Yeah... I think that if people changed strings more frequently, there'd be more notice of this, on some guitars.
Then it'd be more like the "jack cup" cheapness that "everybody" knows is better superseded by the electrosocket style.
Me? I just want 'em to flush fit the dang things! There's something about that lip sitting above the body that just screams "cheap & unfinished" to me. And I'm OK with that machined bar that takes the place of all the ferrules, and gets inset into the body back as an alternative. (No need to address the different "tone" changes that metal type makes there... but I'm guessing changes of mass and density could cause as much effect there as different metals used for..... a saddle?!)
Huh-huh---huh - You said "Ferrules"
Better not lose one. They're just about $200 each!
A top loader bridge is always an alternative ! Just sayin.
You know I actually played in a Willie Nelson Tribute band with a guy who played strings into a sonic horror show and believed exactly that!
His guitar sounded like a sitar with packing tape on the strings, but he could not be convinced that worn out strings were his problem.
excellent name, can shorten it to besros like this:
Although my 2004 has a Bigsby on it and I no longer run the strings through the body none of the besros have ever fallen out, maybe paint was thicker back then.
I have never experienced this issue...but I've never had a Tele without the flush mounted ferrules.
The solution, IMO, is knurling the ferrules, not gluing them in.
First string change on my '01 American series saw the high E ferrule fall out.
I reinstalled it with a dot of regular old Elmer's glue.

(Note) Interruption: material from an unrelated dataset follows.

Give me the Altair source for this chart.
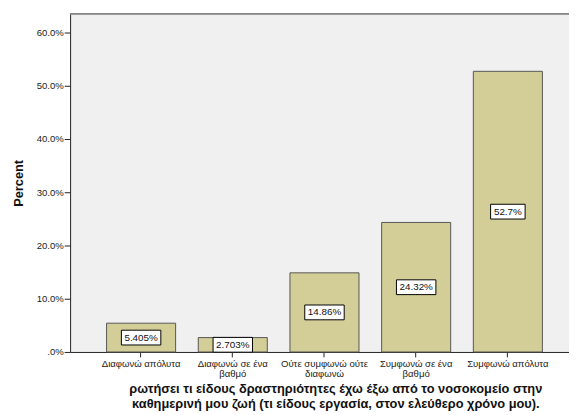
import altair as alt
import pandas as pd

categories = ["Διαφωνώ απόλυτα", "Διαφωνώ σε ένα βαθμό", "Ούτε συμφωνώ ούτε διαφωνώ",
              "Συμφωνώ σε ένα βαθμό", "Συμφωνώ απόλυτα"]
percents = [5.405, 2.703, 14.86, 24.32, 52.7]
labels = ["5.405%", "2.703%", "14.86%", "24.32%", "52.7%"]
y_ticks = [0, 10, 20, 30, 40, 50, 60]
x_title = ["ρωτήσει τι είδους δραστηριότητες έχω έξω από το νοσοκομείο στην",
           "καθημερινή μου ζωή (τι είδους εργασία, στον ελεύθερο χρόνο μου)."]

df = pd.DataFrame({"cat": categories, "pct": percents, "label": labels})
df["mid"] = df["pct"] / 2

FONT = "Liberation Sans"
YMAX = 63.5

x_enc = alt.X("cat:N", sort=categories,
              scale=alt.Scale(paddingInner=0.247, paddingOuter=0.344, align=0.578),
              axis=alt.Axis(title=x_title, labelAngle=0, labelFont=FONT, labelFontSize=9.7,
                            labelColor="#222", labelLineHeight=10, labelPadding=2,
                            tickSize=5, tickColor="#222", domainColor="#222",
                            titleFont=FONT, titleFontSize=13, titleFontWeight="bold",
                            titleColor="#111", titleX=269, titleY=31, titleBaseline="top",
                            titleLineHeight=15,
                            labelExpr="length(datum.label) > 15 ? [substring(datum.label, 0, lastindexof(datum.label, ' ')), substring(datum.label, lastindexof(datum.label, ' ') + 1)] : datum.label"))

y_scale = alt.Scale(domain=[0, YMAX], nice=False, zero=True)

bars = alt.Chart(df).mark_bar(color="#d3ce97", stroke="#555", strokeWidth=1).encode(
    x=x_enc,
    y=alt.Y("pct:Q", scale=y_scale,
            axis=alt.Axis(title="Percent", values=y_ticks, grid=False,
                          labelExpr="datum.value == 0 ? '.0%' : format(datum.value, '.1f') + '%'",
                          labelFont=FONT, labelFontSize=9.7, labelColor="#222", labelPadding=1,
                          tickSize=6, tickColor="#222", domainColor="#222",
                          titleFont=FONT, titleFontSize=13, titleFontWeight="bold",
                          titleColor="#111", titlePadding=11)),
)

top_line = alt.Chart(df).mark_rule(color="#888", strokeWidth=1).encode(
    y=alt.datum(YMAX, scale=y_scale)
)

box6 = alt.Chart(df).transform_filter("length(datum.label) >= 6").mark_rect(
    width=40, height=15, fill="white", stroke="black", strokeWidth=1
).encode(x=alt.X("cat:N", sort=categories), y=alt.Y("mid:Q"))

box5 = alt.Chart(df).transform_filter("length(datum.label) < 6").mark_rect(
    width=35, height=15, fill="white", stroke="black", strokeWidth=1
).encode(x=alt.X("cat:N", sort=categories), y=alt.Y("mid:Q"))

text = alt.Chart(df).mark_text(font=FONT, fontSize=10, color="#111", baseline="middle",
                               align="center").encode(
    x=alt.X("cat:N", sort=categories), y=alt.Y("mid:Q"), text="label:N"
)

chart = alt.layer(bars, top_line, box6, box5, text).properties(
    width=506, height=343,
    autosize=alt.AutoSizeParams(type="none"),
    padding={"left": 63, "top": 3, "right": 0, "bottom": 58},
    background="white",
).configure_view(fill="#f0f0f0", stroke=None)

chart.save("out.html", embed_options={"renderer": "svg", "actions": False})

No problem with anything else.
I thought it was kinda janky that it would fall out like that. That and the fact that my frets were covered with some kind of flaky stufff that the factory could have polished off.
I never had one pop out either, and I’m a lousy builder using cheap GFS bodies.
I would imagine if you keep your guitars in a somewhat controlled environment, as I have over the years. House to car to gig to car to house. I never leave them in the car overnight, no matter what time of year.
You shouldn't experience enough expansion and contraction to allow the ferrules to come out.
My '51 has survived all these years with no problem with the ferrules. And no problems with any others either.
If your environmental conditions are that variable to allow that much variation in a relatively sealed instrument. You might look at changing how you store your guitar.
Your truss rods must get a good workout if the wood is changing to that degree.
They must not make them like they used to.